CMStatistics 2021: Start Registration
View Submission - CMStatistics
B0791
Title: Identifiable variational autoencoders via sparse decoding Authors:  Gemma Moran - Columbia University (United States) [presenting]
Dhanya Sridhar - Columbia University (United States)
Yixin Wang - University of California Berkeley (United States)
David Blei - Columbia University (United States)

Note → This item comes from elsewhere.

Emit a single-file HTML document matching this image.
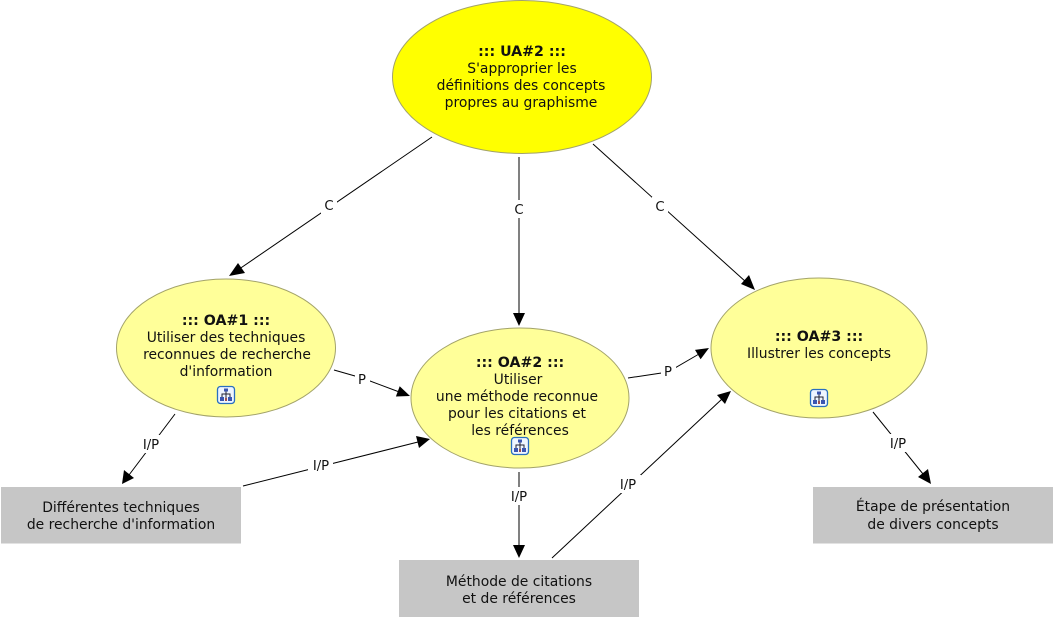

Abstract: Consider unsupervised representation learning: given datapoints of high-dimensional features, we want to learn low dimensional factors -- a representation -- that captures the observed data. We consider sparse representation learning, where each latent factor influences a subset of features. This notion of sparsity often reflects underlying patterns in data; in movie-ratings data, for example, each movie (feature) is only described by a few genres (factors). To this end, we introduce the Sparse Variational Autoencoder (Sparse VAE), a deep generative model with priors that encourage features to depend on only a few factors. The main technical result is proving that the Sparse VAE is identifiable: given data drawn from the model, there exists a unique optimal set of factors. This result sets the Sparse VAE apart from many deep generative models for representation learning, which are unidentifiable. One key assumption is the existence of ``anchor features'': for each factor, there exist features that depend only on that factor. Importantly, these anchor features do not need to be known a priori. We empirically study the Sparse VAE with simulated data and show that it recovers the true latent factors when related methods do not. We study movie rating and text datasets, and show that the Sparse VAE predicts well on holdout data as well as data drawn from a different test distribution.